Apprenons donc plutôt à aimer la pauvreté toute proche, celle qui fait mal à l’âme, celle en somme que la Providence a voulu en partage de notre vie. C’est elle seule, à la différence de l’amour de l’humanité qu’invoque Don Juan, que nous pouvons prétendre aimer, car elle appartient au quotidien et nous rappelle celle qui est si familière à notre âme, notre pauvreté face au pêché. Oui, la pauvreté est universelle, la pauvreté est catholique et c’est par elle que nous nous sanctifions. Exerçons-nous donc à être des pauvres du Monde dont la seule richesse est en Dieu.

Heureux les doux, heureux les affligés, heureux les affamés et assoiffés de justice, heureux les miséricordieux, heureux les coeurs purs, heureux les artisans de paix, heureux les persécutés pour la justice, heureux êtes-vous si l’on vous insulte si l’on vous calomnie de toute manière à cause de moi.
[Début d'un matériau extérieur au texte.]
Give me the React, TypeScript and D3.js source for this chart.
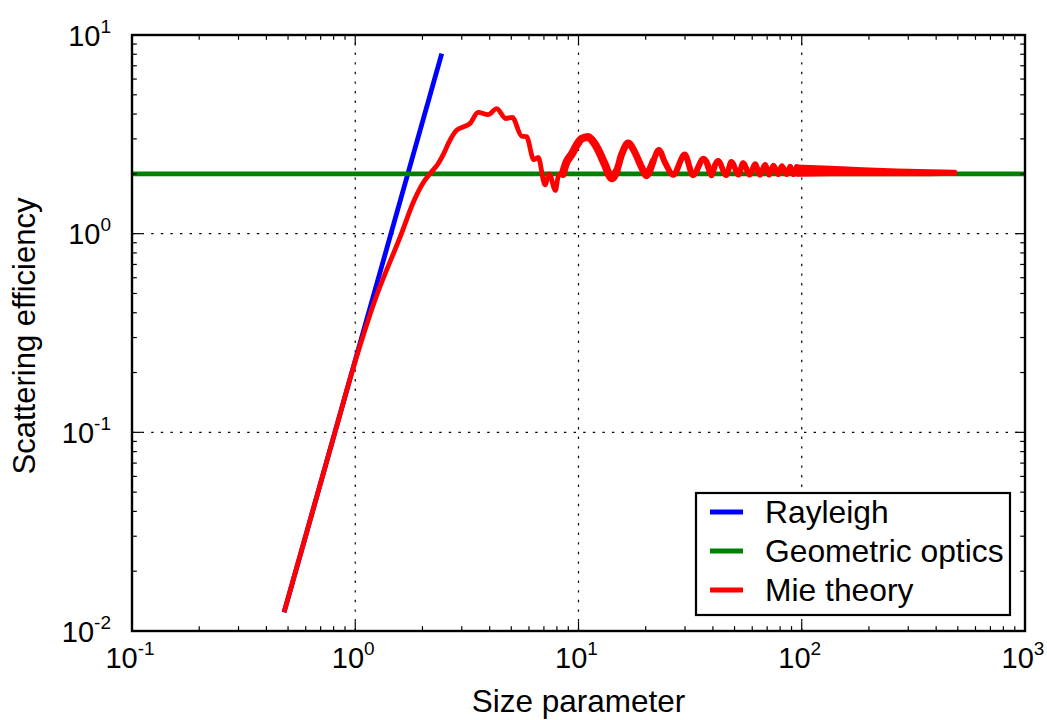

Matthieu, 5, 3-11

Une Voix

MOLIERE, Don Juan, Acte III, scène 2

SGANARELLE.- Enseignez-nous un peu le chemin qui mène à la ville. 

LE PAUVRE.- Vous n’avez qu’à suivre cette route, Messieurs, et détourner à main droite quand vous serez au bout de la forêt. Mais je vous donne avis que vous devez vous tenir sur vos gardes, et que depuis quelque temps il y a des voleurs ici autour. 

DOM JUAN.- Je te suis bien obligé, mon ami, et je te rends grâce de tout mon coeur. 

LE PAUVRE.- Si vous vouliez, Monsieur, me secourir de quelque aumône. 

DOM JUAN.- Ah, ah, ton avis est intéressé, à ce que je vois. 

LE PAUVRE.- Je suis un pauvre homme, Monsieur, retiré tout seul dans ce bois depuis dix ans, et je ne manquerai pas de prier le Ciel qu’il vous donne toute sorte de biens. 

DOM JUAN.- Eh, prie-le qu’il te donne un habit, sans te mettre en peine des affaires des autres. 

SGANARELLE.- Vous ne connaissez pas Monsieur, bon homme, il ne croit qu’en deux et deux sont quatre, et en quatre et quatre sont huit. DOM JUAN.- Quelle est ton occupation parmi ces arbres ? 

LE PAUVRE.- De prier le Ciel tout le jour pour la prospérité des gens de bien qui me donnent quelque chose. 

DOM JUAN.- Il ne se peut donc pas que tu ne sois bien à ton aise. 

LE PAUVRE.- Hélas, Monsieur, je suis dans la plus grande nécessité du monde. 

DOM JUAN.- Tu te moques; un homme qui prie le Ciel tout le jour, ne peut pas manquer d’être bien dans ses affaires. 

LE PAUVRE.- Je vous assure, Monsieur, que le plus souvent je n’ai pas un morceau de pain à mettre sous les dents. 

DOM JUAN.- Voilà qui est étrange, et tu es bien mal reconnu de tes soins; ah, ah, je m’en vais te donner un Louis d’or tout à l’heure, pourvu que tu veuilles jurer. 

LE PAUVRE.- Ah, Monsieur, voudriez-vous que je commisse un tel péché? 

DOM JUAN.- Tu n’as qu’à voir si tu veux gagner un Louis d’or ou non, en voici un que je te donne si tu jures, tiens il faut jurer. 

LE PAUVRE.- Monsieur. 

SGANARELLE.- Va, va, jure un peu, il n’y a pas de mal. 

DOM JUAN.- Prends, le voilà, prends te dis-je, mais jure donc.

LE PAUVRE.- Non Monsieur, j’aime mieux mourir de faim. 

DOM JUAN.- Va, va, je te le donne pour l’amour de l’humanité, mais que vois-je là ? Un homme attaqué par trois autres ? La partie est trop inégale, et je ne dois pas souffrir cette lâcheté. (Il court au lieu du combat.)